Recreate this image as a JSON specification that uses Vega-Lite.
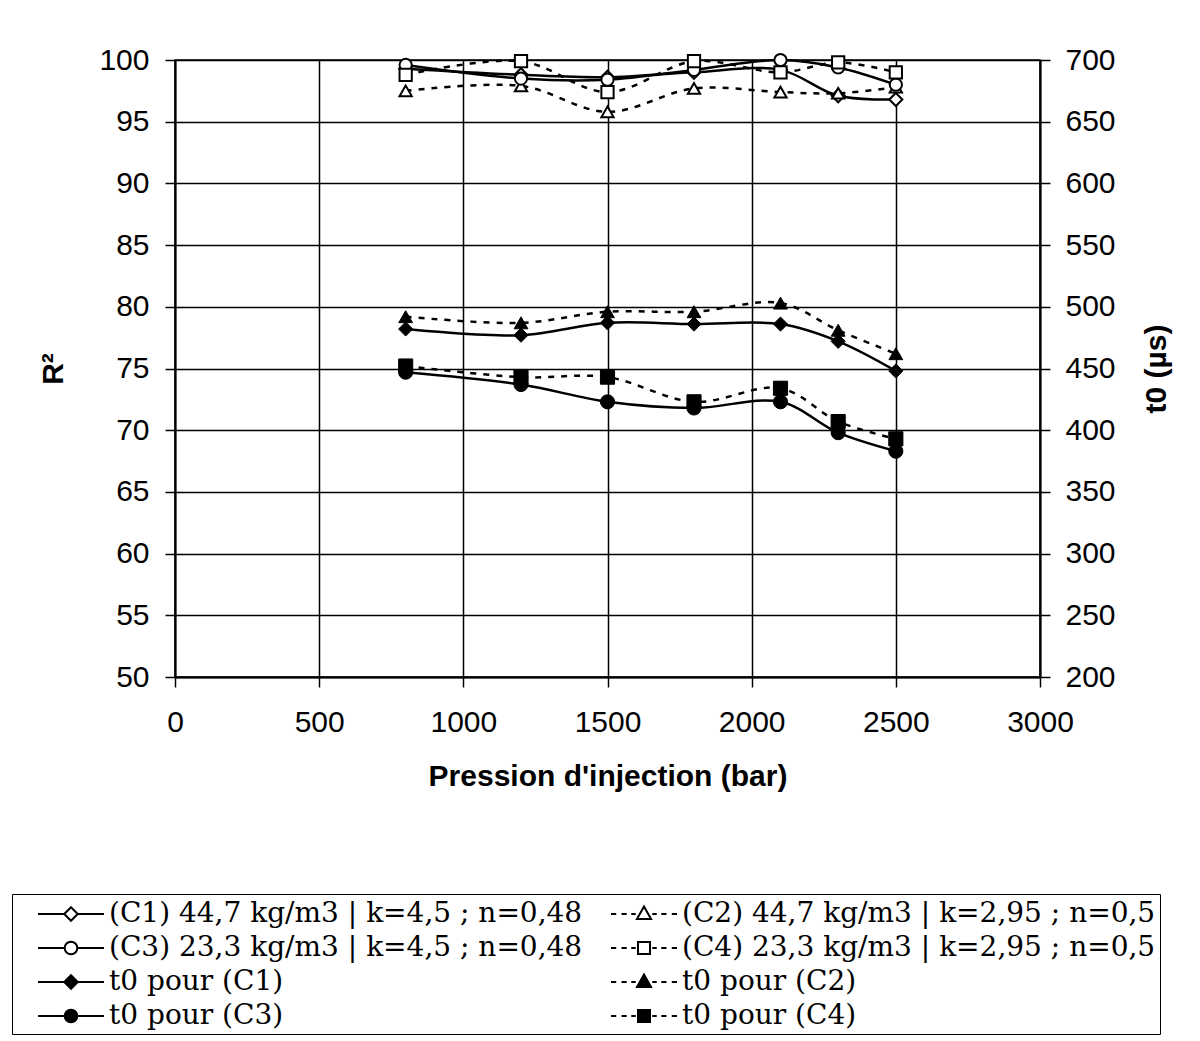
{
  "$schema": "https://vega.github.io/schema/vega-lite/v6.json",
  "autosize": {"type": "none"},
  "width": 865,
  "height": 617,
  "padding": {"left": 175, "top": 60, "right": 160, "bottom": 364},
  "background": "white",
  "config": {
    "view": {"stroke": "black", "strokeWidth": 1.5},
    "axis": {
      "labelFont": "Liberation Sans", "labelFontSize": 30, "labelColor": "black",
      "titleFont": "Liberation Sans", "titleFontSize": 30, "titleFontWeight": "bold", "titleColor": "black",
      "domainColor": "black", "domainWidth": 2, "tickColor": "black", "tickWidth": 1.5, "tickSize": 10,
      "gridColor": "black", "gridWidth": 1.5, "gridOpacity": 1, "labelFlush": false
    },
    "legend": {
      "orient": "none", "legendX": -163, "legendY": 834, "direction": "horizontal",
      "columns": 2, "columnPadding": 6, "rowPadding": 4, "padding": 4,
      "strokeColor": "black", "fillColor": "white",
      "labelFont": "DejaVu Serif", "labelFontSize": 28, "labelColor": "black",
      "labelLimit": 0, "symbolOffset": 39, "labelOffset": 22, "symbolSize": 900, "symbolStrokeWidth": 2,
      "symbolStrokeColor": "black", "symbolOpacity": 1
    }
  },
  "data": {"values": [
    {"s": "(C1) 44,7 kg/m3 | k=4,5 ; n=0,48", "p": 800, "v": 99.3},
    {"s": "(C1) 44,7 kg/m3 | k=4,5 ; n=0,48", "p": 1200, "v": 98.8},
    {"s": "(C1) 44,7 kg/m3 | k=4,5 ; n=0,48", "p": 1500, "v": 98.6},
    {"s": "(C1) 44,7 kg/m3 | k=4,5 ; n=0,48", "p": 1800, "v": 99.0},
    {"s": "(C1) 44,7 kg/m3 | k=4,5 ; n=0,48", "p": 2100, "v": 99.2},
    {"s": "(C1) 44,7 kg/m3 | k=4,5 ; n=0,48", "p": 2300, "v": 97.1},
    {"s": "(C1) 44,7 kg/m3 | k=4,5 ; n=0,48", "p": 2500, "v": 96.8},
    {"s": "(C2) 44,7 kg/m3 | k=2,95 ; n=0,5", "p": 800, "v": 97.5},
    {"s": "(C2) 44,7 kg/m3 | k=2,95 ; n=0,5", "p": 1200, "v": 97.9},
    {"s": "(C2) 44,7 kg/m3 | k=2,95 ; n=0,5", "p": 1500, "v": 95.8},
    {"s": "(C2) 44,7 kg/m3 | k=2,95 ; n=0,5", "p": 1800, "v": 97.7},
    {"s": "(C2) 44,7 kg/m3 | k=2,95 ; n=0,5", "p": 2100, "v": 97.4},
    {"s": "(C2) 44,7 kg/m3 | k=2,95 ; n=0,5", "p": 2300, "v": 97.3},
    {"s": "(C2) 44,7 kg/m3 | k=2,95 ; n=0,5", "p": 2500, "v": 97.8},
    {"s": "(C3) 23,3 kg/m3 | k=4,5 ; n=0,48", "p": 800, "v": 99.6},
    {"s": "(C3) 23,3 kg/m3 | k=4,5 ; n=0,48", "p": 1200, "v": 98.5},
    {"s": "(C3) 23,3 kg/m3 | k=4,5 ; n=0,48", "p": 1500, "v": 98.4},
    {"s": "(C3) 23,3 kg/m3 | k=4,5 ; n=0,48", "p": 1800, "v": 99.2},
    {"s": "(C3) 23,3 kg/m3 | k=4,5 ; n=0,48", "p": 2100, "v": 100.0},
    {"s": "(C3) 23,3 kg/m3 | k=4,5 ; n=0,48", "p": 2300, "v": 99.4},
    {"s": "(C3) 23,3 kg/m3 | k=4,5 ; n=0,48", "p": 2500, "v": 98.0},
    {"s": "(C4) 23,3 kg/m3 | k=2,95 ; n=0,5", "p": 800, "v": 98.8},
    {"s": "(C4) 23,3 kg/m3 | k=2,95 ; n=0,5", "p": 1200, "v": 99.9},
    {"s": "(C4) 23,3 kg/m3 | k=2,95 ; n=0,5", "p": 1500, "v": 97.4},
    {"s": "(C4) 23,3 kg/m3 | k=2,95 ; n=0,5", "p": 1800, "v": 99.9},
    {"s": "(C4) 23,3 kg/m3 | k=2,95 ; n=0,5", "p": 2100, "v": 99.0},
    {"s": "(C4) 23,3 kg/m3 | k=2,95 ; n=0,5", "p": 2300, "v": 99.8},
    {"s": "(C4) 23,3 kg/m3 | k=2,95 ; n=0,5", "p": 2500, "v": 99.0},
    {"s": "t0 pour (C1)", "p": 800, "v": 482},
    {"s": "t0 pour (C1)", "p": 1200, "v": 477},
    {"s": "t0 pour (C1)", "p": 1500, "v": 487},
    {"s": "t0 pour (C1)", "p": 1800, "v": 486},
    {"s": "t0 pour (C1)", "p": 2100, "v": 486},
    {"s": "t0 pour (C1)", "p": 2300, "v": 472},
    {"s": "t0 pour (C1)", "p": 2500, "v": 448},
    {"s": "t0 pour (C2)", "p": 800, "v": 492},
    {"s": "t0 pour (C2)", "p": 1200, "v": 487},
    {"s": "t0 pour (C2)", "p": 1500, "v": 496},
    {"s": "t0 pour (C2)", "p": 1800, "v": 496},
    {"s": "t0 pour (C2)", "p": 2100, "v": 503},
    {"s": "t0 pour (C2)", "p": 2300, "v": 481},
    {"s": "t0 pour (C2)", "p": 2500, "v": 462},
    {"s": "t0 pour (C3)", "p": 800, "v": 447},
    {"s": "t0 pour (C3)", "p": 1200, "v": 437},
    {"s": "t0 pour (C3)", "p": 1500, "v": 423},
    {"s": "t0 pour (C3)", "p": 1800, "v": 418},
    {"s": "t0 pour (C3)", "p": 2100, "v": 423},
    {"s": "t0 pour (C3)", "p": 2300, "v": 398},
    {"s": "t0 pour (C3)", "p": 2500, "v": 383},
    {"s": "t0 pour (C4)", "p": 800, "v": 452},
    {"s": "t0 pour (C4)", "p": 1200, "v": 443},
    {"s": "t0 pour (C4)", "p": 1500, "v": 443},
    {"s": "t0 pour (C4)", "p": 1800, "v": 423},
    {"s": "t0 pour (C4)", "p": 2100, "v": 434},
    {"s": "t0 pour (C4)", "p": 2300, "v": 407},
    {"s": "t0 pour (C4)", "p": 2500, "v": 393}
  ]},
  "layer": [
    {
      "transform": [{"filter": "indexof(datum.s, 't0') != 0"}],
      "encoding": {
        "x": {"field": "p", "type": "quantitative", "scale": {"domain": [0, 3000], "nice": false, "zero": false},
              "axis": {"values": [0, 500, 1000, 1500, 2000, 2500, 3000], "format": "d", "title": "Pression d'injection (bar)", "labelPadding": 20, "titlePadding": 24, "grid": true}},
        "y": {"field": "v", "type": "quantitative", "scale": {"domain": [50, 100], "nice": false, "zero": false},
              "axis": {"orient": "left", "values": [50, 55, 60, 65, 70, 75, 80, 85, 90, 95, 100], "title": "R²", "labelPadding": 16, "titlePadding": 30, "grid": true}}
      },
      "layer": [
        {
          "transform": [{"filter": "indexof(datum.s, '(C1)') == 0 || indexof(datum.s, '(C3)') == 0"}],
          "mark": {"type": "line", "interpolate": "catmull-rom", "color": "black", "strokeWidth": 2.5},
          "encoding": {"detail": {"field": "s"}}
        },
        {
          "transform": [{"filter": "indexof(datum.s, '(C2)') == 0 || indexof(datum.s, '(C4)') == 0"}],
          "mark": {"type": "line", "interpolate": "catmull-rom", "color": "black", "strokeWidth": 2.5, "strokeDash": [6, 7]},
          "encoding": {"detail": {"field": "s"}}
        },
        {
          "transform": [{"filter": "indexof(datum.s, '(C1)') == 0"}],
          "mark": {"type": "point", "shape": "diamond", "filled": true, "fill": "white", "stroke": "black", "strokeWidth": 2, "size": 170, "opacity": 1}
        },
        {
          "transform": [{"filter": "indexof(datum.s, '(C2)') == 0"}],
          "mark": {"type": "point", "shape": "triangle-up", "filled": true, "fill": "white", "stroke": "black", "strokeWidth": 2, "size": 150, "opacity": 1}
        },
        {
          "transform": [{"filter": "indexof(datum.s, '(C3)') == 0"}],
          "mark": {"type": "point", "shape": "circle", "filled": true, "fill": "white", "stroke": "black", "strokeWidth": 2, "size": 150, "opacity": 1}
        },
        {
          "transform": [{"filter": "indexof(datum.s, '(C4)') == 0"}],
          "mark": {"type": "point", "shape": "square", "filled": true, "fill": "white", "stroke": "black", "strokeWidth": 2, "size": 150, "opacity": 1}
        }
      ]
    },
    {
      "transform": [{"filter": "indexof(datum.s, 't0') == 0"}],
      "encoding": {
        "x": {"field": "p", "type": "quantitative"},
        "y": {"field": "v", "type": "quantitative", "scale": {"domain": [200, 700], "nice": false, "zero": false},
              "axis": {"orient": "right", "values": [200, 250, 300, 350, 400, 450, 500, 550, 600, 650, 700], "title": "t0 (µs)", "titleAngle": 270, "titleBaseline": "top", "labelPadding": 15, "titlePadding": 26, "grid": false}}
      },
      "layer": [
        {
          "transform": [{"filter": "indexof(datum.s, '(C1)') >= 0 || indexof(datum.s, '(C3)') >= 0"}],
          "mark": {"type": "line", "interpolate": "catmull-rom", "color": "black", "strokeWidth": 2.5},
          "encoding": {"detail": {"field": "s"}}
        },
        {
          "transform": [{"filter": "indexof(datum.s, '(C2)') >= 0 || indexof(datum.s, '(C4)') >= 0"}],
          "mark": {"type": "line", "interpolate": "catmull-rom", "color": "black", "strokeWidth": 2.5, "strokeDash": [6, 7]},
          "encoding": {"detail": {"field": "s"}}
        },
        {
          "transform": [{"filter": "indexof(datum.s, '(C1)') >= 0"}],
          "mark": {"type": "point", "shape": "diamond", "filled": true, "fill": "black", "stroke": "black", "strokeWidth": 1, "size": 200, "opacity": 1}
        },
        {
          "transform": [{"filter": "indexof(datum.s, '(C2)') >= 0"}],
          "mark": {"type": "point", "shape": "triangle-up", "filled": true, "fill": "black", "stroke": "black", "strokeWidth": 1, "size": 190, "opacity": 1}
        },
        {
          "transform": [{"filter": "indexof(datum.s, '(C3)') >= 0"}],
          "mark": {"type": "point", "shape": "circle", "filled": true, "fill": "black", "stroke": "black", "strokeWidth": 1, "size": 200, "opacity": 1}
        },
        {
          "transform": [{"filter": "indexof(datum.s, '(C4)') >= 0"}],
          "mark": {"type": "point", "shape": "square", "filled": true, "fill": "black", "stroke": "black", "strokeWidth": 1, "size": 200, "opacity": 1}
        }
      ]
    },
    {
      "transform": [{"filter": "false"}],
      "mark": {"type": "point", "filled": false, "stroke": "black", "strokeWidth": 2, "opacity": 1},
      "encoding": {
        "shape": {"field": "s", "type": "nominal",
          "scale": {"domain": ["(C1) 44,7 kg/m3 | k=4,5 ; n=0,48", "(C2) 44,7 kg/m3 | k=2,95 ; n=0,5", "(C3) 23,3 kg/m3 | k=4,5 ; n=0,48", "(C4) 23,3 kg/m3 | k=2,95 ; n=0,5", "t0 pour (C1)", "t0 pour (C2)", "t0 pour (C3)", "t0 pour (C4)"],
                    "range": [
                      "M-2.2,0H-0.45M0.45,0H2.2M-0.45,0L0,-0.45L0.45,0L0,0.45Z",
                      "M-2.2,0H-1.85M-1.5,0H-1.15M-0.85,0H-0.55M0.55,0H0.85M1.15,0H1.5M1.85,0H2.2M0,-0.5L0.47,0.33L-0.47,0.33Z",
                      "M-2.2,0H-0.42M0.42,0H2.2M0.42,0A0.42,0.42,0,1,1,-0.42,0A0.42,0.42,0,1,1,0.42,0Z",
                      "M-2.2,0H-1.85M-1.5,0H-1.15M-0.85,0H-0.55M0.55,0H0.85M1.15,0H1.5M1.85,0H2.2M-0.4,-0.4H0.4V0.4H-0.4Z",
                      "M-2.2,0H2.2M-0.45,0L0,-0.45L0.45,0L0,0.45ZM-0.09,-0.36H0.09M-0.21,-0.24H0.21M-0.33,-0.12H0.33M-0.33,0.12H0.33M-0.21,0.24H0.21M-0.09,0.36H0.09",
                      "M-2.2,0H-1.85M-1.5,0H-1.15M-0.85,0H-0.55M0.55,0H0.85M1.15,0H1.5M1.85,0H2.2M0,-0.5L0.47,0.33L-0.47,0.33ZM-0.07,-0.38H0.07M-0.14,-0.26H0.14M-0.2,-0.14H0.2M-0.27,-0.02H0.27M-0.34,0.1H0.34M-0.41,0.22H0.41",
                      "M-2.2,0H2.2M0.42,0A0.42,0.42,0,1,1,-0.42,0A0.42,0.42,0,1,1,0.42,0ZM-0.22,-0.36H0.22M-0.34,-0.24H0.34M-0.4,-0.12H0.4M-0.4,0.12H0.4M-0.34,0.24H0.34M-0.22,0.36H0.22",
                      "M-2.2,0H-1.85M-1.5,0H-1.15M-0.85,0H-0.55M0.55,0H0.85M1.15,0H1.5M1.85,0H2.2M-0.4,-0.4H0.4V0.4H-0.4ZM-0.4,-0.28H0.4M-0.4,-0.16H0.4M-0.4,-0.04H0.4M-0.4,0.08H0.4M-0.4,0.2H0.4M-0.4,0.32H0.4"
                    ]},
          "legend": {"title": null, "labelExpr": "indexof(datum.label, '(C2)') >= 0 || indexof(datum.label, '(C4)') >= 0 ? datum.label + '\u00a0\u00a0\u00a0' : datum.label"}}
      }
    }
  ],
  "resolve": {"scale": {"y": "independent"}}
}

==

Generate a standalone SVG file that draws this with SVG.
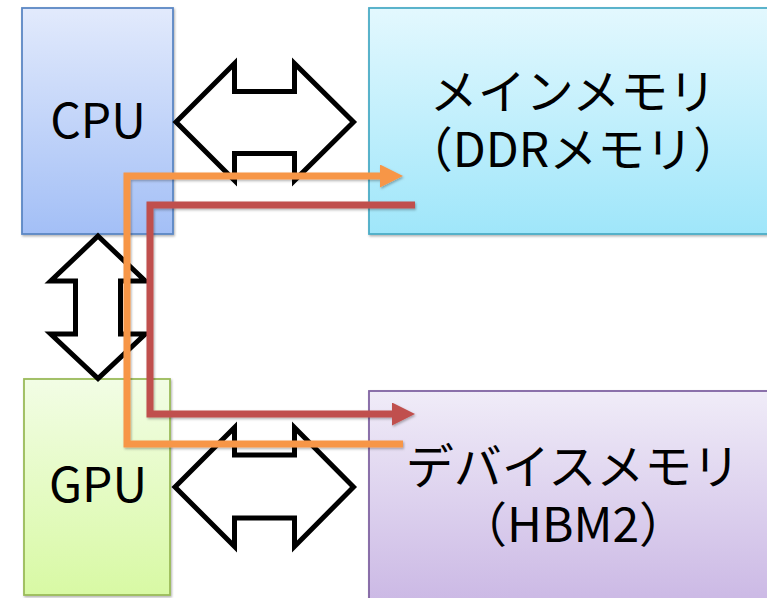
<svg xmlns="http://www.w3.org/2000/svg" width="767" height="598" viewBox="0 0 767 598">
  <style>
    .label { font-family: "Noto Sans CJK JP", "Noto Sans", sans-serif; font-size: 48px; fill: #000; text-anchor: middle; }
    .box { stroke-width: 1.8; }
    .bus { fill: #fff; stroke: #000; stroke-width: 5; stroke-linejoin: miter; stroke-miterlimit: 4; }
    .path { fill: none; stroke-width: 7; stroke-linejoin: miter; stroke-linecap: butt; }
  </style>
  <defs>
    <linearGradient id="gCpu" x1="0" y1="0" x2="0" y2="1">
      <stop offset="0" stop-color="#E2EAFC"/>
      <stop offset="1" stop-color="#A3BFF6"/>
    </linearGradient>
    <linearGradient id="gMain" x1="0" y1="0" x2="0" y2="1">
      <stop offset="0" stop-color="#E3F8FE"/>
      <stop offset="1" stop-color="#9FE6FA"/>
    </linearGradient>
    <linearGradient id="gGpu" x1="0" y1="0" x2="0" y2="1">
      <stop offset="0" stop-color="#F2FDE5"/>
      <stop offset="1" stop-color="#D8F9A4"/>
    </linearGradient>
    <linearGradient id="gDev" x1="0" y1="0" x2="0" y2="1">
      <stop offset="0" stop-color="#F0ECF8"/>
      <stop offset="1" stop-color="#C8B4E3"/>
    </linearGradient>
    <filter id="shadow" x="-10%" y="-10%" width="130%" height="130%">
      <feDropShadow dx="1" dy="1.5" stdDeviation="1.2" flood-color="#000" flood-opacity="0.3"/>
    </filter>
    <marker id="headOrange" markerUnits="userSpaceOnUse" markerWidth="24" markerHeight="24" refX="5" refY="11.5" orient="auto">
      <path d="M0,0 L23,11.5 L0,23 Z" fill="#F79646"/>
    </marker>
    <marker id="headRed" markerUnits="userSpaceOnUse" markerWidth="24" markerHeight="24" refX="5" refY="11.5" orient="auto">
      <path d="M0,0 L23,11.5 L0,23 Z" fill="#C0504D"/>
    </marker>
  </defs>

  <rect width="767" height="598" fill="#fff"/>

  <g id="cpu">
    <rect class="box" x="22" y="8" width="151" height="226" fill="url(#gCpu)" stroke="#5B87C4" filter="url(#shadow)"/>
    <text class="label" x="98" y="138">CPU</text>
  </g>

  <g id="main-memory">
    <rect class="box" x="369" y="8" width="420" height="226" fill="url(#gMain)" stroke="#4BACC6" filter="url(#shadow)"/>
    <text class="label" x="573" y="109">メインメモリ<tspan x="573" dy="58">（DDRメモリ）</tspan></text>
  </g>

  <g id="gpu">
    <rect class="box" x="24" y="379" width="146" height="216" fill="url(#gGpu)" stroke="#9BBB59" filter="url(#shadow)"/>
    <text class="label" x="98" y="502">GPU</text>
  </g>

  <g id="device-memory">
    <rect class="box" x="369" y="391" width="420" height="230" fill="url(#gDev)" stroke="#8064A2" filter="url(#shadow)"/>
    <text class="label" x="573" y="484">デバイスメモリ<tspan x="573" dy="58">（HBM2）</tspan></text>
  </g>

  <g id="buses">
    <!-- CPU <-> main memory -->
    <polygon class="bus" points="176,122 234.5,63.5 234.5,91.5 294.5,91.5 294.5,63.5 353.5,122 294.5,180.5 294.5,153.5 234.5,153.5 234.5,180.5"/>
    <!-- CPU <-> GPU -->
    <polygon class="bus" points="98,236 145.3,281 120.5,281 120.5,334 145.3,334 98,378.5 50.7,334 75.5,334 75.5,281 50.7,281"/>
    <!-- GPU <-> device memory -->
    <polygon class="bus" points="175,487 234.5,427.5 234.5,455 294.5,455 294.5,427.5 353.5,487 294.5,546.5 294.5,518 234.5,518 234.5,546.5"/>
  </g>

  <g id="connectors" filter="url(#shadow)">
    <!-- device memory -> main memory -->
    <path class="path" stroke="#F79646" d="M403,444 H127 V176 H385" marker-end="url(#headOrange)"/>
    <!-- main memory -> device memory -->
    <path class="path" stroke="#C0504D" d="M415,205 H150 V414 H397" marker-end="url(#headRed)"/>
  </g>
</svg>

• _WORK INSTRUCTIONS_:
Say how many lines of the data include the word "that". Nothing other than the number should be given.

• _PROBLEM SOLUTION_:
2